Two weeks prior, on April 28, gunmen opened fire at a Protestant church in Silgadji, killing the pastor, a deacon, and four others. In addition to the attacks on  houses of worship, militants also killed four Christians during a Via Crucis procession earlier in April in a nearby village and assassinated a Spanish priest and four customs officers in February, according to Catholic news sources. A parish priest in Djibo disappeared in March.

Local armed groups, some affiliated with the self-described Islamic State and al-Qaeda, have been active in recent years in the West African nation, according to reports.

“These terrorist groups are now attacking religion with the macabre aim of dividing us,” government officials wrote in a statement.

The World Council of Churches, which has member churches in Burkina Faso, notes that more than 90 percent of the people are subsistence farmers, nomadic herders, or otherwise engaged in agricultural work. Drought has been a recurring threat in recent decades.

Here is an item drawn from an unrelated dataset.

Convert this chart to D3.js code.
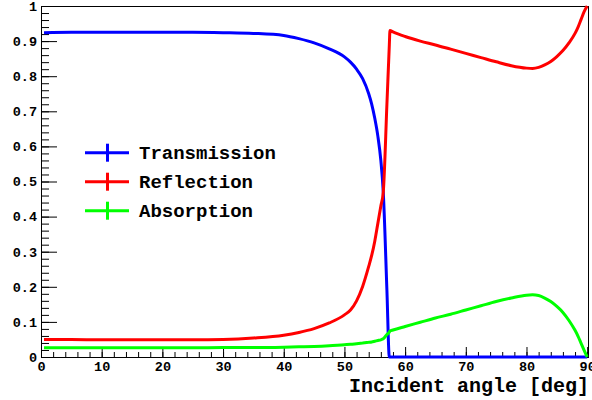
<!DOCTYPE html>
<html>
<head>
<meta charset="utf-8">
<script src="https://cdn.jsdelivr.net/npm/d3@7"></script>
<style>
  html, body { margin: 0; padding: 0; background: #fff; }
  svg { display: block; }
  text { font-family: "Liberation Mono", "Courier New", monospace; font-weight: bold; }
</style>
</head>
<body>
<svg id="chart" width="592" height="400"></svg>
<script>
// incident angle in degrees
const angles = [0.5, 5, 10, 15, 20, 25, 30, 35, 40, 42.5, 45, 47.5, 50, 51, 52, 53, 54, 54.5, 55, 55.5, 56, 56.4, 57, 57.4, 57.5, 58, 60, 62.5, 65, 67.5, 70, 72.5, 75, 77.5, 80, 81, 82, 83, 84, 85, 86, 87, 88, 88.5, 89, 89.5, 90];

const transmission = [0.924, 0.925, 0.925, 0.925, 0.925, 0.925, 0.924, 0.922, 0.916, 0.907, 0.895, 0.878, 0.855, 0.84, 0.82, 0.793, 0.75, 0.72, 0.68, 0.63, 0.56, 0.47, 0.19, 0, 0, 0, 0, 0, 0, 0, 0, 0, 0, 0, 0, 0, 0, 0, 0, 0, 0, 0, 0, 0, 0, 0, 0];

const reflection = [0.050, 0.050, 0.049, 0.049, 0.049, 0.049, 0.050, 0.054, 0.062, 0.070, 0.081, 0.097, 0.120, 0.134, 0.160, 0.201, 0.258, 0.29, 0.33, 0.38, 0.43, 0.47, 0.72, 0.89, 0.93, 0.926, 0.913, 0.90, 0.889, 0.877, 0.865, 0.853, 0.841, 0.83, 0.823, 0.822, 0.825, 0.832, 0.842, 0.856, 0.873, 0.895, 0.922, 0.94, 0.962, 0.984, 1.0];

const absorption = [0.026, 0.026, 0.026, 0.026, 0.026, 0.026, 0.027, 0.027, 0.028, 0.029, 0.030, 0.032, 0.035, 0.036, 0.038, 0.040, 0.042, 0.043, 0.045, 0.047, 0.049, 0.052, 0.064, 0.071, 0.074, 0.077, 0.087, 0.099, 0.111, 0.122, 0.134, 0.146, 0.158, 0.168, 0.176, 0.177, 0.175, 0.168, 0.158, 0.144, 0.127, 0.104, 0.076, 0.059, 0.039, 0.019, 0.0];

const seriesNames = ["Transmission", "Reflection", "Absorption"];
const seriesColors = ["#0000ff", "#ff0000", "#00ff00"];
const seriesValues = [transmission, reflection, absorption];

const xTicks = [0, 10, 20, 30, 40, 50, 60, 70, 80, 90];
const yTicks = [0, 0.1, 0.2, 0.3, 0.4, 0.5, 0.6, 0.7, 0.8, 0.9, 1];
const xTitle = "Incident angle [deg]";

const svg = d3.select("#chart");

// frame box in pixels (ROOT-like pad)
const frameL = 41, frameR = 589, frameT = 6, frameB = 357;

const x = d3.scaleLinear().domain([0, 90.3]).range([frameL, frameR]);
const y = d3.scaleLinear().domain([0, 1]).range([frameB, frameT]);

const fmtY = d => d === 0 ? "0" : d === 1 ? "1" : d3.format(".1f")(d);

function styleLabels(g) {
  g.selectAll("text")
    .attr("font-family", "Liberation Mono, Courier New, monospace")
    .attr("font-weight", "bold")
    .attr("font-size", 13.5)
    .attr("fill", "#000");
}

// minor ticks
svg.append("g")
  .attr("transform", `translate(0,${frameB})`)
  .call(d3.axisBottom(x).tickValues(d3.range(0, 91, 2)).tickSize(-5).tickFormat(""))
  .call(g => g.select(".domain").remove());

svg.append("g")
  .attr("transform", `translate(${frameL},0)`)
  .call(d3.axisLeft(y).tickValues(d3.range(0, 1.001, 0.02)).tickSize(-8).tickFormat(""))
  .call(g => g.select(".domain").remove());

// major ticks + labels
svg.append("g")
  .attr("transform", `translate(0,${frameB})`)
  .call(d3.axisBottom(x).tickValues(xTicks).tickSize(-10).tickPadding(4.5).tickFormat(d3.format("d")))
  .call(g => g.select(".domain").remove())
  .call(styleLabels);

svg.append("g")
  .attr("transform", `translate(${frameL},0)`)
  .call(d3.axisLeft(y).tickValues(yTicks).tickSize(-16).tickPadding(4).tickFormat(fmtY))
  .call(g => g.select(".domain").remove())
  .call(styleLabels);

svg.selectAll(".tick line").attr("stroke", "#000").attr("stroke-width", 1);

// frame
svg.append("rect")
  .attr("x", frameL + 0.5)
  .attr("y", frameT + 0.5)
  .attr("width", frameR - frameL - 1)
  .attr("height", frameB - frameT)
  .attr("fill", "none")
  .attr("stroke", "#000")
  .attr("stroke-width", 1);

// curves
const line = d3.line()
  .x(d => x(d[0]))
  .y(d => y(d[1]))
  .curve(d3.curveMonotoneX);

seriesValues.forEach((vals, i) => {
  svg.append("path")
    .datum(angles.map((a, k) => [a, vals[k]]))
    .attr("d", line)
    .attr("fill", "none")
    .attr("stroke", seriesColors[i])
    .attr("stroke-width", 3)
    .attr("stroke-linejoin", "round");
});

// x title
svg.append("text")
  .attr("x", frameR)
  .attr("y", 392)
  .attr("text-anchor", "end")
  .attr("font-size", 20)
  .attr("fill", "#000")
  .text(xTitle);

// legend
const legend = svg.append("g");
seriesNames.forEach((name, i) => {
  const ly = 152.7 + i * 29;
  const row = legend.append("g");
  row.append("line")
    .attr("x1", 85).attr("x2", 129)
    .attr("y1", ly).attr("y2", ly)
    .attr("stroke", seriesColors[i]).attr("stroke-width", 3);
  row.append("line")
    .attr("x1", 107.5).attr("x2", 107.5)
    .attr("y1", ly - 9).attr("y2", ly + 9)
    .attr("stroke", seriesColors[i]).attr("stroke-width", 3);
  row.append("text")
    .attr("x", 139)
    .attr("y", ly + 6.5)
    .attr("font-size", 19)
    .attr("fill", "#000")
    .text(name);
});
</script>
</body>
</html>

Approximately 60 percent of Burki­nabe people are Muslim. “Islam was in­troduced to the area during the 18th century, and Christianity came with colonization,” the WCC writes. Among the quarter of the population that is Chris­tian, more than half are Catholic, with Protestants being primarily evangelical or Pente­costal. The Assemblies of God has the largest denominational presence with 800,000 members.

The church in Silgadji belonged to the Assemblies of God, and the militants attacking it demanded conversion, the Assemblies general superintendent in Burkina Faso said in a statement he sent to Christianity Today. Pastor Pierre Oué­draogo, 80, was aware of the possibility of an attack, yet chose “to die for his faith rather than leave the village where he has served for nearly 40 years,” his son-in-law said, according to the superintendent.

The towns of Silgadji and Dablo are both near the border with Mali. There has been a large spike in deadly violence in the past five months across the Sahel region of north central Africa with thousands of people being killed, as recorded by the Armed Conflict Location and Event Data Project.

“Conflict in Mali, Niger, and Burkina Faso is a major driver of the escalation—and civilians have faced the brunt of the violence,” wrote the ACLED Project, which receives funds from the Dutch and US governments, among other sources. 

Until the past two years, Burkina Faso had long been known for “peaceful co-existence among religious communities,” wrote the organization Open Doors, which advocates for Christians who are facing persecution.

Henri Yé, president of the Federation of Evangelical Churches and Missions in Burkina Faso, urged people not to fall into the attackers’ divisive thinking, Open Doors and Christianity Today reported.

“In the face of blind hatred, let us ask God to give us the strength to spread love, which makes us the children of God,” Yé said. “The unity of the body of Christ and of the whole nation must be preserved at all costs.”